A few friends thought Schlabowske’s buying a bike was a great idea. They invited him to go riding with them in the Kettle Moraine State Forest.
Schlabowske had to explain to them that biking wasn’t his sport; drinking was.
But Schlabowske enjoyed getting on his bike. He started taking longer routes to the bars, ducking down alleys just to explore, using side streets just to see what was on them.
When it got to the point that smoking interfered with his biking, Schlabowske cut back. He took up his friends’ offers to ride through the Kettles. He got interested in racing. He quit getting drunk. Quit smoking entirely. Bought a nice bike. Changed careers.
It wasn’t that Schlabowske set out to change his life. He bought a bike, and over a period of years, an entirely different life was where the bike took him.
“That bike probably saved my life,” he says.
Schlabowske gave his Antelope to his brother, a musician in Chicago with the sort of unwholesome lifestyle that musicians sometimes lead. It had a similar effect.

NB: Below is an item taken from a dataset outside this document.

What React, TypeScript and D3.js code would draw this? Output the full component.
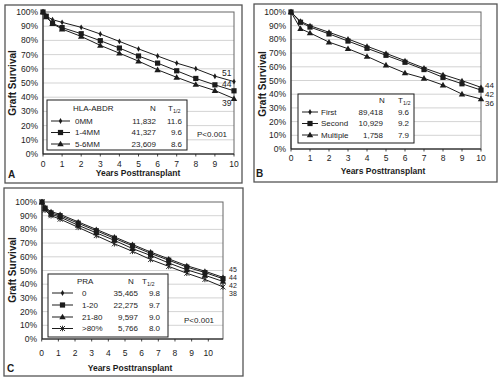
import React from 'react';
import * as d3 from 'd3';

// ---------------- DATA ----------------
const yTicks = [0, 10, 20, 30, 40, 50, 60, 70, 80, 90, 100];
const xTickLabels = [0, 1, 2, 3, 4, 5, 6, 7, 8, 9, 10];

// Panel A – HLA-ABDR mismatches
const yearsA = [0, 0.17, 0.5, 1, 2, 3, 4, 5, 6, 7, 8, 9, 10];
const a0MM = [100, 97, 94.6, 92.7, 89.2, 84.5, 79.3, 74, 69, 64, 60, 54.8, 51];
const a14MM = [100, 97, 92, 89, 84.7, 79.8, 74.6, 69, 64, 58.6, 53.2, 48.7, 44.5];
const a56MM = [100, 96.5, 91.8, 88, 82.8, 76.5, 71, 65.4, 59.3, 54, 49, 44.7, 39];
const aNames = ['0MM', '1-4MM', '5-6MM'];
const aN = ['11,832', '41,327', '23,609'];
const aT = ['11.6', '9.6', '8.6'];
const aEnd = ['51', '44', '39'];

// Panel B – transplant number
const yearsB = [0, 0.5, 1, 2, 3, 4, 5, 6, 7, 8, 9, 10];
const bFirst = [100, 93.2, 90, 85.2, 80.3, 75, 69.8, 64.5, 59.1, 54.3, 49.9, 45];
const bSecond = [100, 92.5, 89, 84, 78.8, 73.5, 68.4, 63.3, 58, 52.3, 47.6, 43];
const bMultiple = [100, 87.8, 84.7, 78, 73.2, 67.6, 61.3, 55.5, 51.6, 46.7, 40.1, 36.5];
const bNames = ['First', 'Second', 'Multiple'];
const bN = ['89,418', '10,929', '1,758'];
const bT = ['9.6', '9.2', '7.9'];
const bEnd = ['44', '42', '36'];

// Panel C – PRA
const yearsC = [0, 0.17, 0.5, 1, 2, 3, 4, 5, 6, 7, 8, 9, 10];
const cPRA0 = [100, 96, 93, 91, 85.5, 80, 74.5, 69, 63.5, 58.5, 53.5, 49.5, 45];
const cPRA1 = [100, 95.5, 92, 90, 84.5, 79, 73.5, 68, 62.5, 57.5, 52.5, 48.5, 44];
const cPRA21 = [100, 95, 91, 89, 83, 77.5, 72, 66, 61, 55.5, 50.5, 46.5, 42];
const cPRA80 = [100, 94, 90, 87.5, 81.5, 75.5, 69.5, 64, 58, 53, 48, 43.5, 38];
const cNames = ['0', '1-20', '21-80', '>80%'];
const cN = ['35,465', '22,275', '9,597', '5,766'];
const cT = ['9.8', '9.7', '9.0', '8.0'];
const cEnd = ['45', '44', '42', '38'];

// ---------------- DRAWING ----------------
const FONT = "'Liberation Sans', Arial, sans-serif";
const INK = '#1c1c1c';

type MType = 'diamond' | 'square' | 'triangle' | 'star';

function Marker({ type, x, y }: { type: MType; x: number; y: number }) {
  if (type === 'square') return <rect x={x - 2.6} y={y - 2.6} width={5.2} height={5.2} fill={INK} />;
  if (type === 'diamond')
    return <path d={d3.symbol(d3.symbolDiamond, 10)()!} transform={`translate(${x},${y})`} fill={INK} />;
  if (type === 'triangle')
    return <path d={d3.symbol(d3.symbolTriangle, 18)()!} transform={`translate(${x},${y + 0.5})`} fill={INK} />;
  return (
    <g stroke={INK} strokeWidth={0.9}>
      <line x1={x - 2.5} y1={y - 2.5} x2={x + 2.5} y2={y + 2.5} />
      <line x1={x - 2.5} y1={y + 2.5} x2={x + 2.5} y2={y - 2.5} />
      <line x1={x} y1={y - 2.8} x2={x} y2={y + 2.8} />
    </g>
  );
}

type PanelCfg = {
  letter: string;
  outer: [number, number, number, number];
  plot: { x0: number; x1: number; y0: number; y1: number };
  tickRange?: [number, number];
  tickY: number;
  titleX: number;
  titleY: number;
  letterX: number;
  letterY: number;
  ylabX: number;
  ylabY: number;
  years: number[];
  series: { name: string; values: number[]; marker: MType; n: string; t: string; end: string; endDy: number }[];
  endX: number;
  endSize: number;
  legend: {
    box: [number, number, number, number];
    header: string;
    headerX: number;
    headerY: number;
    nHeadX: number;
    tHeadX: number;
    rowY: number[];
    lx0: number;
    lx1: number;
    labelX: number;
    nX: number;
    tX: number;
  };
  p?: { x: number; y: number };
};

function Panel({ cfg }: { cfg: PanelCfg }) {
  const { plot } = cfg;
  const xs = d3.scaleLinear().domain([0, 10]).range([plot.x0, plot.x1]);
  const xt = d3.scaleLinear().domain([0, 10]).range(cfg.tickRange ?? [plot.x0, plot.x1]);
  const ys = d3.scaleLinear().domain([0, 100]).range([plot.y1, plot.y0]);
  const lg = cfg.legend;
  return (
    <g fontFamily={FONT} fill={INK}>
      <rect x={cfg.outer[0]} y={cfg.outer[1]} width={cfg.outer[2]} height={cfg.outer[3]} fill="none" stroke="#555" strokeWidth={1.3} />
      {/* gridlines */}
      {yTicks.filter((t) => t > 0 && t < 100).map((t) => (
        <line key={t} x1={plot.x0} x2={plot.x1} y1={ys(t)} y2={ys(t)} stroke="#c8c8c8" strokeWidth={0.8} />
      ))}
      <rect x={plot.x0} y={plot.y0} width={plot.x1 - plot.x0} height={plot.y1 - plot.y0} fill="none" stroke="#666" strokeWidth={1} />
      <line x1={plot.x0} x2={plot.x1} y1={plot.y1} y2={plot.y1} stroke={INK} strokeWidth={1} />
      <line x1={plot.x0} x2={plot.x0} y1={plot.y0} y2={plot.y1} stroke={INK} strokeWidth={1} />
      {/* y tick labels */}
      {yTicks.map((t) => (
        <text key={t} x={plot.x0 - 5} y={ys(t)} textAnchor="end" dominantBaseline="central" fontSize={8.5}>
          {t}%
        </text>
      ))}
      {/* x tick labels */}
      {xTickLabels.map((t) => (
        <g key={t}>
          <line x1={xt(t)} x2={xt(t)} y1={plot.y1} y2={plot.y1 + 2.5} stroke={INK} strokeWidth={0.8} />
          <text x={xt(t)} y={cfg.tickY} textAnchor="middle" dominantBaseline="central" fontSize={8.5}>
            {t}
          </text>
        </g>
      ))}
      <text x={cfg.titleX} y={cfg.titleY} textAnchor="middle" dominantBaseline="central" fontSize={8.5} fontWeight="bold">
        Years Posttransplant
      </text>
      <text
        transform={`translate(${cfg.ylabX},${cfg.ylabY}) rotate(-90)`}
        textAnchor="middle"
        dominantBaseline="central"
        fontSize={10}
        fontWeight="bold"
      >
        Graft Survival
      </text>
      <text x={cfg.letterX} y={cfg.letterY} dominantBaseline="central" fontSize={10} fontWeight="bold">
        {cfg.letter}
      </text>
      {/* series */}
      {cfg.series.map((s, si) => {
        const line = d3
          .line<number>()
          .x((_, i) => xs(cfg.years[i]))
          .y((d) => ys(d));
        return (
          <g key={si}>
            <path d={line(s.values)!} fill="none" stroke={INK} strokeWidth={1} />
            {s.values.map((v, i) => (
              <Marker key={i} type={s.marker} x={xs(cfg.years[i])} y={ys(v)} />
            ))}
            <text x={cfg.endX} y={ys(s.values[s.values.length - 1]) + s.endDy} dominantBaseline="central" fontSize={cfg.endSize}>
              {s.end}
            </text>
          </g>
        );
      })}
      {/* legend */}
      <rect x={lg.box[0]} y={lg.box[1]} width={lg.box[2]} height={lg.box[3]} fill="#fff" stroke={INK} strokeWidth={1} />
      {lg.header && (
        <text x={lg.headerX} y={lg.headerY} dominantBaseline="central" fontSize={8}>
          {lg.header}
        </text>
      )}
      <text x={lg.nHeadX} y={lg.headerY} dominantBaseline="central" fontSize={8}>
        N
      </text>
      <text x={lg.tHeadX} y={lg.headerY} dominantBaseline="central" fontSize={8}>
        T<tspan fontSize={5.5} dy={2.5}>1/2</tspan>
      </text>
      {cfg.series.map((s, si) => (
        <g key={si}>
          <line x1={lg.lx0} x2={lg.lx1} y1={lg.rowY[si]} y2={lg.rowY[si]} stroke={INK} strokeWidth={1} />
          <Marker type={s.marker} x={(lg.lx0 + lg.lx1) / 2} y={lg.rowY[si]} />
          <text x={lg.labelX} y={lg.rowY[si]} dominantBaseline="central" fontSize={8}>
            {s.name}
          </text>
          <text x={lg.nX} y={lg.rowY[si]} textAnchor="end" dominantBaseline="central" fontSize={8}>
            {s.n}
          </text>
          <text x={lg.tX} y={lg.rowY[si]} textAnchor="end" dominantBaseline="central" fontSize={8}>
            {s.t}
          </text>
        </g>
      ))}
      {cfg.p && (
        <text x={cfg.p.x} y={cfg.p.y} dominantBaseline="central" fontSize={8}>
          P&lt;0.001
        </text>
      )}
    </g>
  );
}

const markersA: MType[] = ['diamond', 'square', 'triangle'];
const markersC: MType[] = ['diamond', 'square', 'triangle', 'star'];

const panelA: PanelCfg = {
  letter: 'A',
  outer: [5, 5, 237, 178],
  plot: { x0: 43, x1: 234, y0: 12, y1: 154 },
  tickY: 163.5,
  titleX: 138,
  titleY: 173,
  letterX: 8,
  letterY: 174,
  ylabX: 12,
  ylabY: 83,
  years: yearsA,
  series: [a0MM, a14MM, a56MM].map((v, i) => ({
    name: aNames[i], values: v, marker: markersA[i], n: aN[i], t: aT[i], end: aEnd[i], endDy: [-8.5, -7, 4.5][i],
  })),
  endX: 222,
  endSize: 8.5,
  legend: {
    box: [47, 100, 140, 50],
    header: 'HLA-ABDR',
    headerX: 73,
    headerY: 108,
    nHeadX: 150,
    tHeadX: 168,
    rowY: [121, 132.5, 144],
    lx0: 51,
    lx1: 70,
    labelX: 75,
    nX: 156,
    tX: 182,
  },
  p: { x: 197, y: 134.5 },
};

const panelB: PanelCfg = {
  letter: 'B',
  outer: [254, 4, 243, 178],
  plot: { x0: 291, x1: 481, y0: 12, y1: 149 },
  tickY: 158,
  titleX: 383,
  titleY: 171,
  letterX: 256,
  letterY: 173,
  ylabX: 262,
  ylabY: 84,
  years: yearsB,
  series: [bFirst, bSecond, bMultiple].map((v, i) => ({
    name: bNames[i], values: v, marker: markersA[i], n: bN[i], t: bT[i], end: bEnd[i], endDy: [-2, 4.4, 4.2][i],
  })),
  endX: 485,
  endSize: 8,
  legend: {
    box: [298, 94, 116, 49],
    header: '',
    headerX: 0,
    headerY: 100,
    nHeadX: 379,
    tHeadX: 398,
    rowY: [112, 123.5, 135],
    lx0: 302,
    lx1: 318,
    labelX: 321,
    nX: 383,
    tX: 409,
  },
};

const panelC: PanelCfg = {
  letter: 'C',
  outer: [4, 188, 239, 188],
  plot: { x0: 42, x1: 223, y0: 202, y1: 339 },
  tickRange: [41.7, 208.3],
  tickY: 353,
  titleX: 130,
  titleY: 368,
  letterX: 7,
  letterY: 368,
  ylabX: 12,
  ylabY: 270,
  years: yearsC,
  series: [cPRA0, cPRA1, cPRA21, cPRA80].map((v, i) => ({
    name: cNames[i], values: v, marker: markersC[i], n: cN[i], t: cT[i], end: cEnd[i], endDy: [-7.9, -1.2, 4.0, 6.6][i],
  })),
  endX: 229,
  endSize: 7,
  legend: {
    box: [48, 274, 120, 63],
    header: 'PRA',
    headerX: 77,
    headerY: 281,
    nHeadX: 128,
    tHeadX: 142,
    rowY: [293, 305, 317, 328.5],
    lx0: 52,
    lx1: 73,
    labelX: 82,
    nX: 138,
    tX: 160,
  },
  p: { x: 184, y: 320.5 },
};

export default function App() {
  return (
    <svg width={500} height={382} style={{ position: 'absolute', left: 0, top: 0, background: '#fff' }}>
      <rect width={500} height={382} fill="#fff" />
      <Panel cfg={panelA} />
      <Panel cfg={panelB} />
      <Panel cfg={panelC} />
    </svg>
  );
}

Schlabowske’s now the Milwaukee program manager for the Bicycle Federation of Wisconsin, a non-profit advocacy group.
As for Schlabowske’s old Antelope, it met the fate of many city bikes: It was stolen.
“I hope whoever stole the bike stole it to ride it,” he says. “I hope it helps turn the thief’s life around. I hope it’s still out there, saving someone’s life, one trip at a time.”